Un coup de cœur du Carnet
Pascal CHABOT, Six jours dans la vie d’Aldous Huxley, PUF, 2022, 56 p., 7,5 € / ePub : 4,99 €, ISBN : 978-2-13-083344-4
Que sont six jours dans la vie d’un individu ? Bien peu de choses. Mais six journées constituent par contre autant de bifurcations, de portes qui donnent accès à de nouvelles perceptions sur une destinée. Le philosophe Pascal Chabot a sondé celle de l’écrivain britannique Aldous Huxley (1894-1963) en en carottant six moments-clés. Le petit livre qui en ressort pourrait apparaître comme le titre initial d’une nouvelle collection, dont l’idée serait des plus originales : s’arrêter sur six instantanés d’une vie, passés au révélateur de l’écriture. Mais ces pages sont uniques, et leur densité tient à ce qu’elles ont d’abord été écrites dans un souci de partage direct. Leur destination première était la performance orale en public, au Festival Les Inattendues de Tournai… D’où le courant qui passe du texte au lecteur, devant qui un portrait se dessine à coup de flashes jamais figés.

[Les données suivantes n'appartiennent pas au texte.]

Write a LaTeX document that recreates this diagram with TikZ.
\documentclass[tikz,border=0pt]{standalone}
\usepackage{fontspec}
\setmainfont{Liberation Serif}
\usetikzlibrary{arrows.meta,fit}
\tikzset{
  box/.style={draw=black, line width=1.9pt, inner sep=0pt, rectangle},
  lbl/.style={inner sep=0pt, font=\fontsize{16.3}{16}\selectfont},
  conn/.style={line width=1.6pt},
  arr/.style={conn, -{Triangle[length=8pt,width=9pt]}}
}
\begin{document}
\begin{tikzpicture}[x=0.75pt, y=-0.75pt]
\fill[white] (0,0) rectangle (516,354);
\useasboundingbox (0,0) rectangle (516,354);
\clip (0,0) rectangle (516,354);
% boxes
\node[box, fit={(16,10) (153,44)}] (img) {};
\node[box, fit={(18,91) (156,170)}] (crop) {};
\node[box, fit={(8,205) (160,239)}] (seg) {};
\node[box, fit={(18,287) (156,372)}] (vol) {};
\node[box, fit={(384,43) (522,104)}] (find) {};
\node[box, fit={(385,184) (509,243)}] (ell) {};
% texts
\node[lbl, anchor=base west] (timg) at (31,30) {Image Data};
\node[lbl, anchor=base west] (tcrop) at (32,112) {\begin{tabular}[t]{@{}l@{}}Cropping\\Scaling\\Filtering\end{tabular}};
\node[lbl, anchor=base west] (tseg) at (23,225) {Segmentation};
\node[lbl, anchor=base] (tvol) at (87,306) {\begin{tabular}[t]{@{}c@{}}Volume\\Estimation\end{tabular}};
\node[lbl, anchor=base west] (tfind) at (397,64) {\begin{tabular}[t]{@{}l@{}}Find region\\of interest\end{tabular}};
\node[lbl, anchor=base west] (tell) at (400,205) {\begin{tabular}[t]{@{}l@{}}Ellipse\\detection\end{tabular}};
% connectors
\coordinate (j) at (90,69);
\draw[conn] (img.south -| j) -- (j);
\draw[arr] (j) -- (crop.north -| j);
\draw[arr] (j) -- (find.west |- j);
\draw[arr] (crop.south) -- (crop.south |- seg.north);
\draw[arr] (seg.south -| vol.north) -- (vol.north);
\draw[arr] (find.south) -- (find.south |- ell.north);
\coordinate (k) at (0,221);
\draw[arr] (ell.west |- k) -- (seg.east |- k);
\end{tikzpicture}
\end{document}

Bien sûr, Huxley reste pour la postérité l’auteur du Meilleur des mondes. Chabot qualifie avec justesse sa dystopie fondatrice de « carrefour dans notre inconscient collectif » ; elle irrigue encore, plus que jamais, notre imaginaire et cette culture populaire-savante qui caractérise maintes séries de science-fiction contemporaines. Mais, surtout, Huxley fut un penseur à ce point « hors-système » qu’il put accéder, avec une liberté toute différente des intellectuels académiques, au cœur des paradigmes et des contradictions de notre modernité. Lui qui, adolescent, fut frappé de cécité suite à une grave affection de la cornée, sut se faire voyant, « extra-lucide » (oui, oui, avec un trait d’union).

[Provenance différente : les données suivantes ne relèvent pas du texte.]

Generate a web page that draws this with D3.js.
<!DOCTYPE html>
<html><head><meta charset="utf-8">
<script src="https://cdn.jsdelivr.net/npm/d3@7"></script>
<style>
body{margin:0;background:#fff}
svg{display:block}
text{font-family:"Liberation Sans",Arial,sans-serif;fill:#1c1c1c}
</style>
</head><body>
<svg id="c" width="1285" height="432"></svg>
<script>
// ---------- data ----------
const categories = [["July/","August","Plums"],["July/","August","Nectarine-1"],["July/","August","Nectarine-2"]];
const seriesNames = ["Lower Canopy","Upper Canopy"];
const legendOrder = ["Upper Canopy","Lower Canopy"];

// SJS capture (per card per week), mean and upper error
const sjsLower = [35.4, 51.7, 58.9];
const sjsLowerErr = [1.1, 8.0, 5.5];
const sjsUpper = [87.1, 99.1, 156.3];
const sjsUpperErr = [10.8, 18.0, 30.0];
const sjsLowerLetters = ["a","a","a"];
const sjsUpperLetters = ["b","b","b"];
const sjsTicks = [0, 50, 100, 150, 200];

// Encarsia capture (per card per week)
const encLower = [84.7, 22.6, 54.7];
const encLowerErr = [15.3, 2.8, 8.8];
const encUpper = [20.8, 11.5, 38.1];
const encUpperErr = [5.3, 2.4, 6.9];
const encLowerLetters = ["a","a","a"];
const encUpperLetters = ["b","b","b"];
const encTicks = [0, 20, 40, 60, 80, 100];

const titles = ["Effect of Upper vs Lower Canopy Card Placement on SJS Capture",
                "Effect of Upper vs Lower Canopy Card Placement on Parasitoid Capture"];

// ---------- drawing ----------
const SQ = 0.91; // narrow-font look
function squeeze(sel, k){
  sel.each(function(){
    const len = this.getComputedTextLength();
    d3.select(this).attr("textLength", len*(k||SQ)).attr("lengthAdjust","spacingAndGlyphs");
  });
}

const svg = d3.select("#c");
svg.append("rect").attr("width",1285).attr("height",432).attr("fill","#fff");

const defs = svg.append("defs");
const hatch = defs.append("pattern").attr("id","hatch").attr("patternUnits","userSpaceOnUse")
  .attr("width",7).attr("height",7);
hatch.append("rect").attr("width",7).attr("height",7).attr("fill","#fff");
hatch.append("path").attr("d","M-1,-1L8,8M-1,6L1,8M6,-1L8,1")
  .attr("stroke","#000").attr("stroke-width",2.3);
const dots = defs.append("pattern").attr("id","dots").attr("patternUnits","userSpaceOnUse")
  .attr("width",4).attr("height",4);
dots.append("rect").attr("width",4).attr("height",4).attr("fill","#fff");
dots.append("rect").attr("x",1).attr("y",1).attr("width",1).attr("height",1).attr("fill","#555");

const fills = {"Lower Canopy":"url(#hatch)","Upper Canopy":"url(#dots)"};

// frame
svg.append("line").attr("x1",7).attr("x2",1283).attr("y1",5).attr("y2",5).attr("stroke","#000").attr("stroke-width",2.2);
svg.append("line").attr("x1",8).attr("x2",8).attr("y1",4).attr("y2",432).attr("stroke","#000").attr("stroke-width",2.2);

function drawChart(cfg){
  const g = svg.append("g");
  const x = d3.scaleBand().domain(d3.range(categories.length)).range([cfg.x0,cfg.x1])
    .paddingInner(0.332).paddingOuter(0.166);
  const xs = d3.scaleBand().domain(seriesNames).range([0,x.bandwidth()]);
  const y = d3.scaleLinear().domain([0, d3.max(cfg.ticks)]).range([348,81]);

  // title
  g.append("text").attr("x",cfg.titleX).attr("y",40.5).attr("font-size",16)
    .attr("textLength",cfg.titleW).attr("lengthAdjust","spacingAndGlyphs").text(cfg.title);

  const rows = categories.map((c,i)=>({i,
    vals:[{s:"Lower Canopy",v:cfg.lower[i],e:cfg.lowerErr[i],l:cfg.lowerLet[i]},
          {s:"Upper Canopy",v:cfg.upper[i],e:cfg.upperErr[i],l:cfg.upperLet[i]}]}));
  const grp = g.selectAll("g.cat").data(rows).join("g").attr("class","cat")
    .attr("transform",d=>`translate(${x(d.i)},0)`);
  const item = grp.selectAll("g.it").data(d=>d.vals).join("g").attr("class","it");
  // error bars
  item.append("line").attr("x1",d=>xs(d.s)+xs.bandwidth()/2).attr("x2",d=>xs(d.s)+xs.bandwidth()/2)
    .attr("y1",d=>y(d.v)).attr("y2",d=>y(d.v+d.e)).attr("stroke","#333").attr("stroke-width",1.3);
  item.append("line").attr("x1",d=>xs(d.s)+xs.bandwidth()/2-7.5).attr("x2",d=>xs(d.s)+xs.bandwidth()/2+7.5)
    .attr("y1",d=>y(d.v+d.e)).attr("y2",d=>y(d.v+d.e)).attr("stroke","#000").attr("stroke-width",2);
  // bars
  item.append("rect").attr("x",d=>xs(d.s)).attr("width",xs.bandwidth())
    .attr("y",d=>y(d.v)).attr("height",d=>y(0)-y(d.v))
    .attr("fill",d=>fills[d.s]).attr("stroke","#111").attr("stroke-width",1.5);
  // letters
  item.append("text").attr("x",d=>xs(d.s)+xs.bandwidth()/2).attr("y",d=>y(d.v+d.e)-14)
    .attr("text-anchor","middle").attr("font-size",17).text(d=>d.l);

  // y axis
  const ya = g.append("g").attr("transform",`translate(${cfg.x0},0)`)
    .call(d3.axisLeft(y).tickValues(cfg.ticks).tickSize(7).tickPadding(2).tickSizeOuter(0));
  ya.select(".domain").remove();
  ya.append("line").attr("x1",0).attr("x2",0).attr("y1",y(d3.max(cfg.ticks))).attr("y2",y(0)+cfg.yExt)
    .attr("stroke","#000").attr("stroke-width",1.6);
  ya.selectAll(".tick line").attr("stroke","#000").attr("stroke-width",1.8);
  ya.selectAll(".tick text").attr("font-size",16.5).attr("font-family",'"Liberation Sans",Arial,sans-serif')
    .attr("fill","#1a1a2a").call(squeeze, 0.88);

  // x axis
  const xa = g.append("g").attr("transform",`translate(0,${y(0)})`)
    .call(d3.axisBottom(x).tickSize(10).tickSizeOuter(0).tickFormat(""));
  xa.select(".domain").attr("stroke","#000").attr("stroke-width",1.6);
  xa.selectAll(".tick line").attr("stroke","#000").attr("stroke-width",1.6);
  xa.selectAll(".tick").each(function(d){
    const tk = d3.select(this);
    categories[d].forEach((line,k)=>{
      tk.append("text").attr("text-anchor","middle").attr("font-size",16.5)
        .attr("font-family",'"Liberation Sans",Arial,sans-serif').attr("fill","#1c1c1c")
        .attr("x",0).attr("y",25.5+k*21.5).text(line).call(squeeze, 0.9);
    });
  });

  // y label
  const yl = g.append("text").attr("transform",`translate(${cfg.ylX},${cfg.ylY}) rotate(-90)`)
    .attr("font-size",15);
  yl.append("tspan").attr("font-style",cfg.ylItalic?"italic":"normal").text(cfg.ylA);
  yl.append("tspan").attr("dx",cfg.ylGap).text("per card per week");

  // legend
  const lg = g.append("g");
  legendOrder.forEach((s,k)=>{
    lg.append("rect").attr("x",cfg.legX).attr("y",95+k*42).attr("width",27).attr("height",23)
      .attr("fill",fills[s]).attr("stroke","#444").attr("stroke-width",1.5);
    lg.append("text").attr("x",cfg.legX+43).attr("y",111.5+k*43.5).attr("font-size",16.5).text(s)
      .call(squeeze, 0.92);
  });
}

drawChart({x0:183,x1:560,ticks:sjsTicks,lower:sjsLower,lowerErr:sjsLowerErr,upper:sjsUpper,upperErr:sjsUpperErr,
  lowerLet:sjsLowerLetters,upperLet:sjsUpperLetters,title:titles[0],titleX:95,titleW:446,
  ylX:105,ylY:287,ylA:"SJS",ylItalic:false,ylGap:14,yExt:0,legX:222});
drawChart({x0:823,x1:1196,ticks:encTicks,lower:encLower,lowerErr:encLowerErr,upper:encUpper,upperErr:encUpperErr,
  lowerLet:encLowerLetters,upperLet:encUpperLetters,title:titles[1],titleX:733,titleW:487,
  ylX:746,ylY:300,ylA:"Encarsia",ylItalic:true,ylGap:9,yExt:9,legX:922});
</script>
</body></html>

L’homme qui aura conçu un système social si impitoyable aux faibles est touchant par ses multiples failles. Encombré d’un corps d’1 m 95, évoluant dans un réel qu’il discerne derrière des lunettes à dimension de loupes, il tente d’équilibrer sa marche – car il ne sait pas conduire, c’est sa femme qui prend le volant – en homme précaire recherchant l’équilibre dans un monde déboussolé. Enseignant sans enthousiasme (même s’il peut se targuer d’avoir eu George Orwell comme élève), il choisit d’écrire pour gagner sa vie et pendant dix ans, il s’y met. En 1932, Brave New World lui confère une notoriété certaine. Huxley devient, à son grand désespoir, prophète en son siècle, pour avoir anticipé « le système scientifique des castes, l’abolition du libre arbitre par conditionnement méthodique, la servitude rendue tolérable par des doses régulières de bonheur chimiquement provoqué ».

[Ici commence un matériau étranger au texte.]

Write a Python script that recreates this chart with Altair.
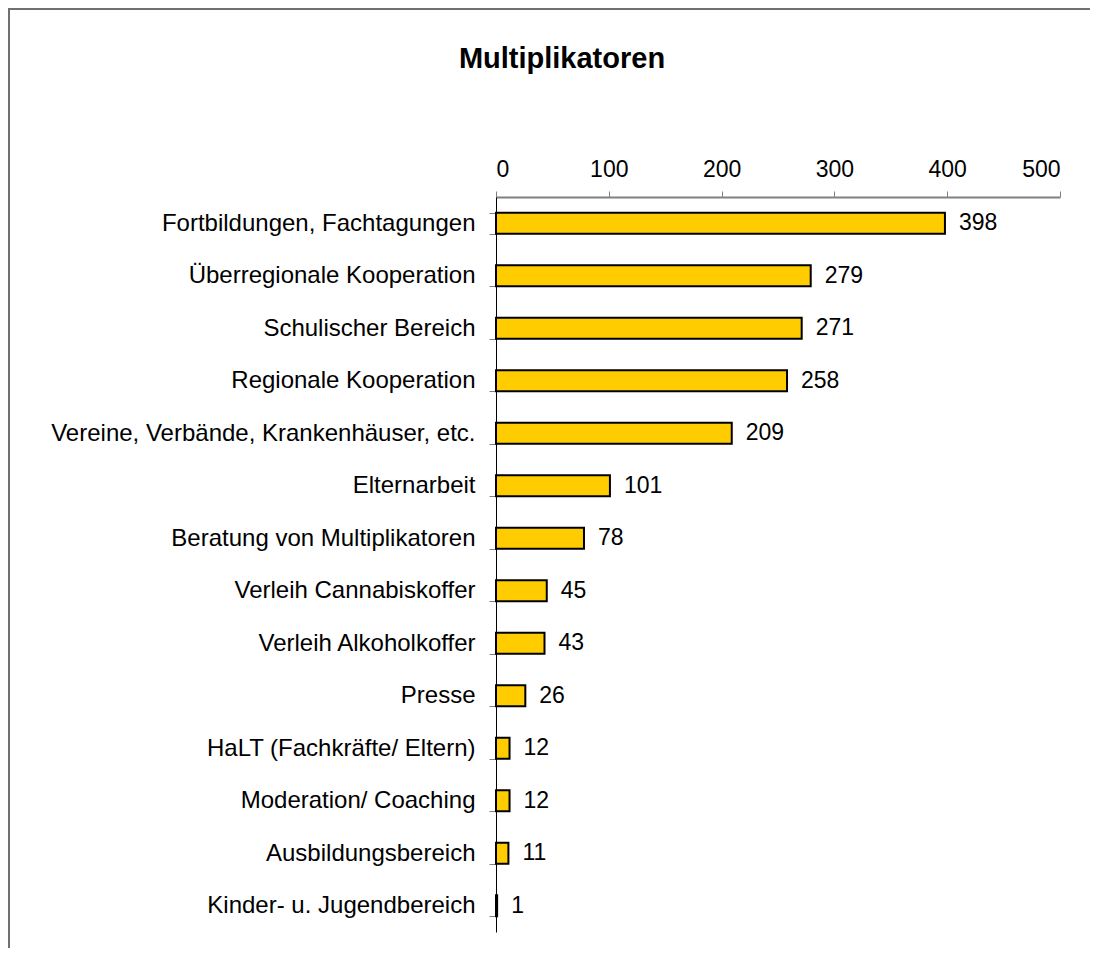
import altair as alt
import pandas as pd

categories = [
    "Fortbildungen, Fachtagungen",
    "Überregionale Kooperation",
    "Schulischer Bereich",
    "Regionale Kooperation",
    "Vereine, Verbände, Krankenhäuser, etc.",
    "Elternarbeit",
    "Beratung von Multiplikatoren",
    "Verleih Cannabiskoffer",
    "Verleih Alkoholkoffer",
    "Presse",
    "HaLT (Fachkräfte/ Eltern)",
    "Moderation/ Coaching",
    "Ausbildungsbereich",
    "Kinder- u. Jugendbereich",
]
values = [398, 279, 271, 258, 209, 101, 78, 45, 43, 26, 12, 12, 11, 1]
x_ticks = [0, 100, 200, 300, 400, 500]

df = pd.DataFrame({"Kategorie": categories, "Anzahl": values})

FONT = "Liberation Sans"
W, H = 564, 735
PAD_L, PAD_T, PAD_R, PAD_B = 488, 189, 30, 16

y_enc = alt.Y(
    "Kategorie:N",
    sort=categories,
    scale=alt.Scale(paddingInner=0.6, paddingOuter=0.3),
    axis=alt.Axis(
        title=None,
        tickBand="extent",
        tickSize=7,
        tickColor="#808080",
        domainColor="#000000",
        domainWidth=1,
        labelFont=FONT,
        labelFontSize=24,
        labelColor="#000000",
        labelPadding=14,
        labelLimit=500,
    ),
)
x_enc = alt.X(
    "Anzahl:Q",
    scale=alt.Scale(domain=[0, 500], nice=False, zero=True),
    axis=alt.Axis(
        orient="top",
        title=None,
        values=x_ticks,
        grid=False,
        tickSize=6,
        tickColor="#808080",
        domainColor="#808080",
        domainWidth=2,
        labelFont=FONT,
        labelFontSize=23,
        labelColor="#000000",
        labelPadding=10,
    ),
)

bars = alt.Chart(df).mark_bar(
    fill="#FFCC00", stroke="#000000", strokeWidth=2
).encode(x=x_enc, y=y_enc)

labels = alt.Chart(df).mark_text(
    align="left", baseline="middle", dx=14, font=FONT, fontSize=23, color="#000000"
).encode(
    x=alt.X("Anzahl:Q"),
    y=alt.Y("Kategorie:N", sort=categories),
    text=alt.Text("Anzahl:Q"),
)

border_df = pd.DataFrame({"k": [0]})
top_border = alt.Chart(border_df).mark_rule(color="#707070", strokeWidth=2).encode(
    x=alt.value(-PAD_L), x2=alt.value(W + PAD_R), y=alt.value(-PAD_T + 1)
)
left_border = alt.Chart(border_df).mark_rule(color="#707070", strokeWidth=2).encode(
    x=alt.value(-PAD_L + 1), y=alt.value(-PAD_T), y2=alt.value(H + PAD_B)
)

chart = alt.layer(bars, labels, top_border, left_border).properties(
    width=W,
    height=H,
    autosize=alt.AutoSizeParams(type="none"),
    padding={"left": PAD_L, "top": PAD_T, "right": PAD_R, "bottom": PAD_B},
    title=alt.TitleParams(
        "Multiplikatoren",
        font=FONT,
        fontSize=29,
        fontWeight="bold",
        color="#000000",
        anchor="middle",
        frame="group",
        baseline="alphabetic",
        dx=-216,
        offset=-90,
    ),
).configure_view(stroke=None)

chart.save("out.html", embed_options={"renderer": "svg", "actions": False})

Il est indéniable que certains aspects de cette œuvre protéiforme sont discutables. Chabot l’énonce sans fard : ce n’est pas l’admiration qui a guidé sa plume, mais cette amitié invisible nous reliant aux esprits antérieurs qui lui a donné l’impulsion de nous parler de son Huxley. Lui qui tenta d’appliquer jusqu’au bout ce principe de morale élémentaire énoncé par sa mère : « Judge not too much and love more ». Lui aussi qui nous rappelait : « Ce que l’on est dépend de trois facteurs : ce dont on a hérité, ce que votre milieu a fait de vous, et ce que que vous avez jugé bon de faire de votre milieu et de votre héritage ».
Le sixième jour traité est le 22 novembre 1963. Alors que des morceaux de cervelle de JFK viennent de maculer la robe de Jacqueline Bouvier, le cerveau de Huxley, sur son lit d’agonie, a un ultime sursaut pour demander une injection intramusculaire de LSD. Et le septième jour ? Il se reposa.